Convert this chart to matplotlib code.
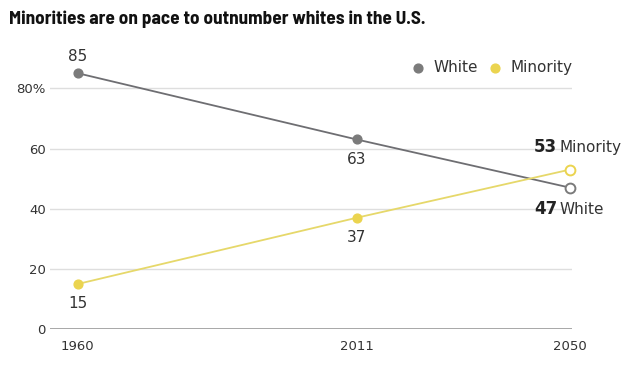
import matplotlib.pyplot as plt

years = [1960, 2011, 2050]
white = [85, 63, 47]
minority = [15, 37, 53]
yticks = [0, 20, 40, 60, 80]
ytick_labels = ["0", "20", "40", "60", "80%"]

gray = "#7b7b7b"
yellow = "#ebd44f"
txt = "#333333"

fig = plt.figure(figsize=(6.4, 3.69), dpi=100)
ax = fig.add_axes([0.078, 0.108, 0.816, 0.718])

for v in yticks[1:]:
    ax.axhline(v, color="#dedede", lw=1, zorder=0)
ax.axhline(0, color="#a0a0a0", lw=1.3, zorder=0)

ax.plot(years, white, color="#6e6e72", lw=1.3, zorder=2, clip_on=False)
ax.plot(years, minority, color="#e6d86a", lw=1.3, zorder=2, clip_on=False)
ax.scatter(years[:2], white[:2], s=40, color=gray, zorder=3, clip_on=False)
ax.scatter(years[:2], minority[:2], s=40, color=yellow, zorder=3, clip_on=False)
ax.scatter(years[2:], white[2:], s=50, facecolor="white", edgecolor=gray, lw=1.4, zorder=4, clip_on=False)
ax.scatter(years[2:], minority[2:], s=50, facecolor="white", edgecolor=yellow, lw=1.4, zorder=4, clip_on=False)

# value labels
ax.annotate(str(white[0]), (years[0], white[0]), xytext=(0, 7), textcoords="offset points",
            ha="center", va="bottom", fontsize=11, color=txt)
ax.annotate(str(white[1]), (years[1], white[1]), xytext=(0, -9), textcoords="offset points",
            ha="center", va="top", fontsize=11, color=txt)
ax.annotate(str(minority[1]), (years[1], minority[1]), xytext=(0, -9), textcoords="offset points",
            ha="center", va="top", fontsize=11, color=txt)
ax.annotate(str(minority[0]), (years[0], minority[0]), xytext=(0, -9), textcoords="offset points",
            ha="center", va="top", fontsize=11, color=txt)

# end labels
ax.annotate(str(minority[2]), (years[2], minority[2]), xytext=(-26, 16), textcoords="offset points",
            ha="left", va="center", fontsize=12, fontweight="bold", color="#222222", annotation_clip=False)
ax.annotate("Minority", (years[2], minority[2]), xytext=(-7.5, 16), textcoords="offset points",
            ha="left", va="center", fontsize=11, color=txt, annotation_clip=False)
ax.annotate(str(white[2]), (years[2], white[2]), xytext=(-26, -15.5), textcoords="offset points",
            ha="left", va="center", fontsize=12, fontweight="bold", color="#222222", annotation_clip=False)
ax.annotate("White", (years[2], white[2]), xytext=(-7.5, -15.5), textcoords="offset points",
            ha="left", va="center", fontsize=11, color=txt, annotation_clip=False)

ax.set_xlim(1954.9, 2050.4)
ax.set_ylim(0, 88)
ax.set_yticks(yticks)
ax.set_yticklabels(ytick_labels)
ax.set_xticks(years)
ax.set_xticklabels([str(y) for y in years])
ax.tick_params(length=0, labelsize=9.5, colors=txt)
ax.tick_params(axis="x", pad=8)
ax.tick_params(axis="y", pad=3)
for s in ax.spines.values():
    s.set_visible(False)

# legend
ax.scatter([], [], s=40, color=gray, label="White")
ax.scatter([], [], s=40, color=yellow, label="Minority")
fig.legend(loc="upper right", bbox_to_anchor=(0.916, 0.875), ncol=2, frameon=False,
           handletextpad=0.0, columnspacing=0.15, fontsize=11, labelcolor=txt)

fig.text(0.014, 0.948, "Minorities are on pace to outnumber whites in the U.S.",
         fontsize=13.8, fontweight="bold", family="Barlow Semi Condensed", va="center", color="#111111")

fig.savefig("out.png", dpi=100)
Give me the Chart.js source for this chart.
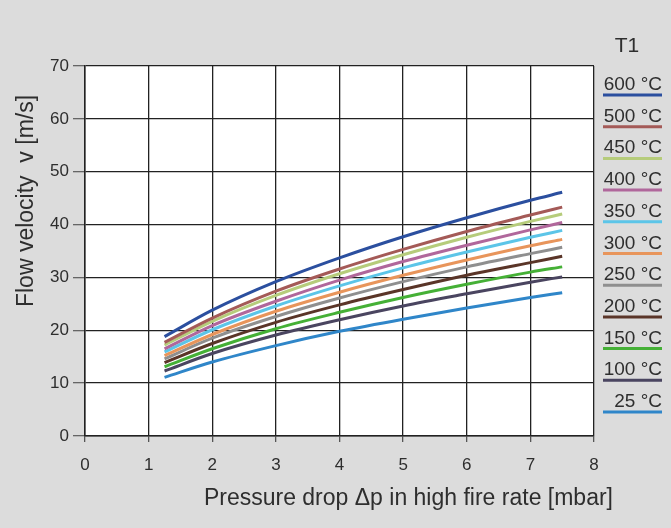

::::::::

**What to produce:**
Leave out the pictures and copy the rest of the material above exactly.

**Exercise output:**
Convert this chart to matplotlib code.
import matplotlib.pyplot as plt

years = [1960, 2011, 2050]
white = [85, 63, 47]
minority = [15, 37, 53]
yticks = [0, 20, 40, 60, 80]
ytick_labels = ["0", "20", "40", "60", "80%"]

gray = "#7b7b7b"
yellow = "#ebd44f"
txt = "#333333"

fig = plt.figure(figsize=(6.4, 3.69), dpi=100)
ax = fig.add_axes([0.078, 0.108, 0.816, 0.718])

for v in yticks[1:]:
    ax.axhline(v, color="#dedede", lw=1, zorder=0)
ax.axhline(0, color="#a0a0a0", lw=1.3, zorder=0)

ax.plot(years, white, color="#6e6e72", lw=1.3, zorder=2, clip_on=False)
ax.plot(years, minority, color="#e6d86a", lw=1.3, zorder=2, clip_on=False)
ax.scatter(years[:2], white[:2], s=40, color=gray, zorder=3, clip_on=False)
ax.scatter(years[:2], minority[:2], s=40, color=yellow, zorder=3, clip_on=False)
ax.scatter(years[2:], white[2:], s=50, facecolor="white", edgecolor=gray, lw=1.4, zorder=4, clip_on=False)
ax.scatter(years[2:], minority[2:], s=50, facecolor="white", edgecolor=yellow, lw=1.4, zorder=4, clip_on=False)

# value labels
ax.annotate(str(white[0]), (years[0], white[0]), xytext=(0, 7), textcoords="offset points",
            ha="center", va="bottom", fontsize=11, color=txt)
ax.annotate(str(white[1]), (years[1], white[1]), xytext=(0, -9), textcoords="offset points",
            ha="center", va="top", fontsize=11, color=txt)
ax.annotate(str(minority[1]), (years[1], minority[1]), xytext=(0, -9), textcoords="offset points",
            ha="center", va="top", fontsize=11, color=txt)
ax.annotate(str(minority[0]), (years[0], minority[0]), xytext=(0, -9), textcoords="offset points",
            ha="center", va="top", fontsize=11, color=txt)

# end labels
ax.annotate(str(minority[2]), (years[2], minority[2]), xytext=(-26, 16), textcoords="offset points",
            ha="left", va="center", fontsize=12, fontweight="bold", color="#222222", annotation_clip=False)
ax.annotate("Minority", (years[2], minority[2]), xytext=(-7.5, 16), textcoords="offset points",
            ha="left", va="center", fontsize=11, color=txt, annotation_clip=False)
ax.annotate(str(white[2]), (years[2], white[2]), xytext=(-26, -15.5), textcoords="offset points",
            ha="left", va="center", fontsize=12, fontweight="bold", color="#222222", annotation_clip=False)
ax.annotate("White", (years[2], white[2]), xytext=(-7.5, -15.5), textcoords="offset points",
            ha="left", va="center", fontsize=11, color=txt, annotation_clip=False)

ax.set_xlim(1954.9, 2050.4)
ax.set_ylim(0, 88)
ax.set_yticks(yticks)
ax.set_yticklabels(ytick_labels)
ax.set_xticks(years)
ax.set_xticklabels([str(y) for y in years])
ax.tick_params(length=0, labelsize=9.5, colors=txt)
ax.tick_params(axis="x", pad=8)
ax.tick_params(axis="y", pad=3)
for s in ax.spines.values():
    s.set_visible(False)

# legend
ax.scatter([], [], s=40, color=gray, label="White")
ax.scatter([], [], s=40, color=yellow, label="Minority")
fig.legend(loc="upper right", bbox_to_anchor=(0.916, 0.875), ncol=2, frameon=False,
           handletextpad=0.0, columnspacing=0.15, fontsize=11, labelcolor=txt)

fig.text(0.014, 0.948, "Minorities are on pace to outnumber whites in the U.S.",
         fontsize=13.8, fontweight="bold", family="Barlow Semi Condensed", va="center", color="#111111")

fig.savefig("out.png", dpi=100)
Give me the Chart.js source for this chart.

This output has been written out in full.